* _WRITTEN PROBLEM_
In the material below, please retype the lines from the very first through the one with "d3.scaleLinear().domain([0, 0.30]).range([plotB, plotT]);", exactly and without pictures.

— begin RECORDS SUPPLIED —

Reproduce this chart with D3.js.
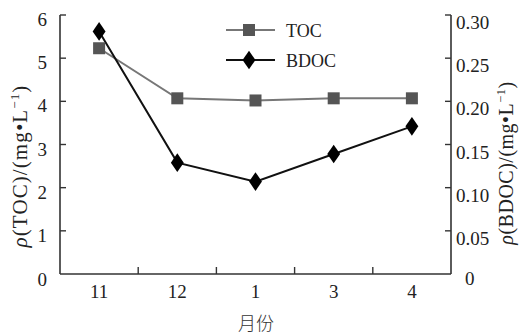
<!DOCTYPE html>
<html>
<head>
<meta charset="utf-8">
<script src="https://cdn.jsdelivr.net/npm/d3@7"></script>
<style>
  html, body { margin: 0; padding: 0; background: #fff; }
</style>
</head>
<body>
<svg id="chart" width="519" height="334"></svg>
<script>
// Monthly TOC and BDOC concentrations
const months = ["11", "12", "1", "3", "4"];
const tocValues = [5.23, 4.07, 4.02, 4.07, 4.07];
const bdocValues = [0.281, 0.129, 0.107, 0.139, 0.171];
const leftTicks = [0, 1, 2, 3, 4, 5, 6];
const rightTicks = [0, 0.05, 0.10, 0.15, 0.20, 0.25, 0.30];

const SERIF = "'Liberation Serif', 'Times New Roman', serif";
const svg = d3.select("#chart").attr("font-family", SERIF);
const plotL = 60, plotR = 451, plotT = 15, plotB = 274;

const x = d3.scaleBand().domain(months).range([plotL, plotR]);
const yL = d3.scaleLinear().domain([0, 6]).range([plotB, plotT]);
const yR = d3.scaleLinear().domain([0, 0.30]).range([plotB, plotT]);

const axisColor = "#333";
const tocLine = "#777";
const tocMark = "#555";

// frame lines
svg.append("line").attr("x1", plotL).attr("x2", plotL).attr("y1", plotT).attr("y2", plotB)
  .attr("stroke", axisColor).attr("stroke-width", 1.6);
svg.append("line").attr("x1", plotR).attr("x2", plotR).attr("y1", plotT).attr("y2", plotB)
  .attr("stroke", axisColor).attr("stroke-width", 1.6);
svg.append("line").attr("x1", plotL).attr("x2", plotR).attr("y1", plotB).attr("y2", plotB)
  .attr("stroke", axisColor).attr("stroke-width", 1.6);

// left ticks (inward)
const gL = svg.append("g");
leftTicks.forEach(v => {
  if (v > 0) gL.append("line").attr("x1", plotL).attr("x2", plotL + 6)
    .attr("y1", yL(v)).attr("y2", yL(v)).attr("stroke", axisColor).attr("stroke-width", 1.4);
  gL.append("text").attr("x", plotL - 13).attr("y", yL(v) + (v === 0 ? 12 : 11))
    .attr("text-anchor", "end").attr("font-size", 19).attr("fill", "#222")
    .attr("font-family", SERIF)
    .text(d3.format("d")(v));
});

// right ticks (inward)
const gR = svg.append("g");
rightTicks.forEach(v => {
  if (v > 0) gR.append("line").attr("x1", plotR - 6).attr("x2", plotR)
    .attr("y1", yR(v)).attr("y2", yR(v)).attr("stroke", axisColor).attr("stroke-width", 1.4);
  gR.append("text").attr("x", plotR + 5 + (v === 0 ? 9 : 0)).attr("y", yR(v) + (v === 0 ? 11 : 14))
    .attr("text-anchor", "start").attr("font-size", 19).attr("fill", "#222")
    .attr("font-family", SERIF)
    .text(v === 0 ? "0" : d3.format(".2f")(v));
});

// x ticks between categories (inward)
months.slice(1).forEach(m => {
  const xv = x(m);
  svg.append("line").attr("x1", xv).attr("x2", xv).attr("y1", plotB - 7).attr("y2", plotB)
    .attr("stroke", axisColor).attr("stroke-width", 1.4);
});
months.forEach(m => {
  svg.append("text").attr("x", x(m) + x.bandwidth() / 2).attr("y", 298)
    .attr("text-anchor", "middle").attr("font-size", 19).attr("fill", "#222")
    .attr("font-family", SERIF).text(m);
});

// axis titles
function axisTitle(tx, ty, label, size, spacing) {
  const t = svg.append("text").attr("transform", `translate(${tx},${ty}) rotate(-90)`)
    .attr("text-anchor", "middle").attr("font-size", size).attr("fill", "#222")
    .attr("font-family", SERIF).attr("letter-spacing", spacing);
  t.append("tspan").attr("font-style", "italic").text("ρ");
  t.append("tspan").text(`(${label})/(mg\u2022L`);
  t.append("tspan").attr("font-size", size * 0.62).attr("dy", -8).text("\u22121");
  t.append("tspan").attr("dy", 8).text(")");
}
axisTitle(27, 166, "TOC", 21, 1.1);
axisTitle(513, 163, "BDOC", 20, 0.5);

svg.append("text").attr("x", 256).attr("y", 330).attr("text-anchor", "middle")
  .attr("font-size", 18).attr("fill", "#333")
  .attr("font-family", "'Noto Sans CJK SC', serif").attr("font-weight", 300).text("月份");

// series
const cx = m => x(m) + x.bandwidth() / 2;
const lineL = d3.line().x((d, i) => cx(months[i])).y(d => yL(d));
const lineR = d3.line().x((d, i) => cx(months[i])).y(d => yR(d));

svg.append("path").attr("d", lineL(tocValues)).attr("fill", "none")
  .attr("stroke", tocLine).attr("stroke-width", 2);
svg.append("path").attr("d", lineR(bdocValues)).attr("fill", "none")
  .attr("stroke", "#111").attr("stroke-width", 2);

const sq = 12;
svg.selectAll(".toc").data(tocValues).join("rect")
  .attr("x", (d, i) => cx(months[i]) - sq / 2).attr("y", d => yL(d) - sq / 2)
  .attr("width", sq).attr("height", sq).attr("fill", tocMark);

const diamond = d3.symbol().type(d3.symbolDiamond).size(100);
svg.selectAll(".bdoc").data(bdocValues).join("path")
  .attr("d", diamond).attr("transform", (d, i) => `translate(${cx(months[i])},${yR(d)}) scale(1.2,1)`)
  .attr("fill", "#000");

// legend
const lg = svg.append("g");
lg.append("line").attr("x1", 226).attr("x2", 275).attr("y1", 30).attr("y2", 30)
  .attr("stroke", tocLine).attr("stroke-width", 2);
lg.append("rect").attr("x", 249 - sq / 2).attr("y", 30 - sq / 2).attr("width", sq).attr("height", sq)
  .attr("fill", tocMark);
lg.append("text").attr("x", 286).attr("y", 37).attr("font-size", 18).attr("fill", "#222")
  .attr("font-family", SERIF).text("TOC");
lg.append("line").attr("x1", 226).attr("x2", 275).attr("y1", 60).attr("y2", 60)
  .attr("stroke", "#111").attr("stroke-width", 2);
lg.append("path").attr("d", diamond).attr("transform", "translate(249,60) scale(1.2,1)").attr("fill", "#000");
lg.append("text").attr("x", 286).attr("y", 67).attr("font-size", 18).attr("fill", "#222")
  .attr("font-family", SERIF).text("BDOC");
</script>
</body>
</html>
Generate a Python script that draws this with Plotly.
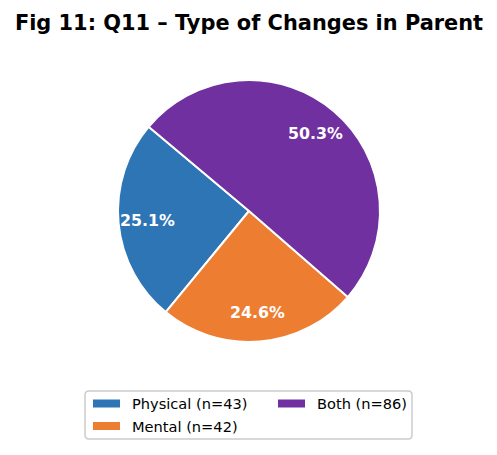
import math

import plotly.graph_objects as go

# data
labels = ["Physical", "Mental", "Both"]
counts = [43, 42, 86]
colors = ["#2E75B6", "#ED7D31", "#7030A0"]
title = "Fig 11: Q11 – Type of Changes in Parent"

W, H = 497, 455
OFF = 8  # the page body margin pushes the figure 8px right and down
CX, CY, R = 249 - OFF, 211 - OFF, 131  # pie centre and radius in pixels
START = 140  # degrees, counterclockwise from 3 o'clock
FONT = "DejaVu Sans"

total = sum(counts)


def px(x, y):
    """Pixel coords (from top-left of the figure) to paper coords."""
    return x / W, 1 - y / H


fig = go.Figure()
fig.add_trace(go.Pie(
    labels=labels,
    values=counts,
    marker=dict(colors=colors, line=dict(color="white", width=2)),
    sort=False,
    direction="counterclockwise",
    # plotly anchors the far edge of the first slice at `rotation` when ccw
    rotation=90 - (START + 360 * counts[0] / total),
    textinfo="none",
    hoverinfo="label+value+percent",
    showlegend=False,
    domain=dict(x=[(CX - R) / W, (CX + R) / W], y=[1 - (CY + R) / H, 1 - (CY - R) / H]),
))

# percentage labels, placed like matplotlib's pctdistance
annotations = []
angle = START
for n in counts:
    span = 360 * n / total
    mid = math.radians(angle + span / 2)
    x, y = px(CX + 0.78 * R * math.cos(mid), CY - 0.78 * R * math.sin(mid))
    annotations.append(dict(
        x=x, y=y, xref="paper", yref="paper", showarrow=False,
        text=f"<b>{100 * n / total:.1f}%</b>",
        font=dict(family=FONT, size=15.8, color="white"),
        xanchor="center", yanchor="middle",
    ))
    angle += span


# legend drawn by hand so it can use matplotlib's column order
def rounded_box(x0, y0, x1, y1, r):
    return (
        f"M {x0 + r},{y0} L {x1 - r},{y0} Q {x1},{y0} {x1},{y0 + r} "
        f"L {x1},{y1 - r} Q {x1},{y1} {x1 - r},{y1} L {x0 + r},{y1} "
        f"Q {x0},{y1} {x0},{y1 - r} L {x0},{y0 + r} Q {x0},{y0} {x0 + r},{y0} Z"
    )


LX, LY = 85 - OFF, 391 - OFF
shapes = [dict(
    type="path", xref="x", yref="y",
    path=rounded_box(LX, LY, LX + 327, LY + 48, 4),
    line=dict(color="#cccccc", width=1.5), fillcolor="rgba(255,255,255,0.8)",
)]
slots = [(LX + 8, LY + 12.5), (LX + 8, LY + 35), (LX + 193, LY + 12.5)]
for (sx, sy), lab, n, col in zip(slots, labels, counts, colors):
    shapes.append(dict(
        type="rect", xref="x", yref="y",
        x0=sx, x1=sx + 27, y0=sy - 4, y1=sy + 4,
        fillcolor=col, line=dict(width=0),
    ))
    x, y = px(sx + 37, sy)
    annotations.append(dict(
        x=x, y=y, xref="paper", yref="paper", showarrow=False,
        text=f"{lab} (n={n})", font=dict(family=FONT, size=14.6, color="black"),
        xanchor="left", yanchor="middle",
    ))

fig.update_layout(
    width=W, height=H,
    margin=dict(l=0, r=0, t=0, b=0),
    paper_bgcolor="white", plot_bgcolor="rgba(0,0,0,0)",
    # hidden pixel-space axes so the legend shapes stay in pixels
    xaxis=dict(range=[0, W], visible=False, fixedrange=True),
    yaxis=dict(range=[H, 0], visible=False, fixedrange=True),
    title=dict(
        text=f"<b>{title}</b>", x=(249 - OFF) / W, xanchor="center",
        y=1 - (23 - OFF) / H, yanchor="middle", yref="container",
        font=dict(family=FONT, size=20.9, color="black"),
    ),
    shapes=shapes,
    annotations=annotations,
)

fig.write_html("out.html")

— end RECORDS SUPPLIED —

* _SOLUTION_
Reproduce this chart with D3.js.
<!DOCTYPE html>
<html>
<head>
<meta charset="utf-8">
<script src="https://cdn.jsdelivr.net/npm/d3@7"></script>
<style>
  html, body { margin: 0; padding: 0; background: #fff; }
</style>
</head>
<body>
<svg id="chart" width="519" height="334"></svg>
<script>
// Monthly TOC and BDOC concentrations
const months = ["11", "12", "1", "3", "4"];
const tocValues = [5.23, 4.07, 4.02, 4.07, 4.07];
const bdocValues = [0.281, 0.129, 0.107, 0.139, 0.171];
const leftTicks = [0, 1, 2, 3, 4, 5, 6];
const rightTicks = [0, 0.05, 0.10, 0.15, 0.20, 0.25, 0.30];

const SERIF = "'Liberation Serif', 'Times New Roman', serif";
const svg = d3.select("#chart").attr("font-family", SERIF);
const plotL = 60, plotR = 451, plotT = 15, plotB = 274;

const x = d3.scaleBand().domain(months).range([plotL, plotR]);
const yL = d3.scaleLinear().domain([0, 6]).range([plotB, plotT]);
const yR = d3.scaleLinear().domain([0, 0.30]).range([plotB, plotT]);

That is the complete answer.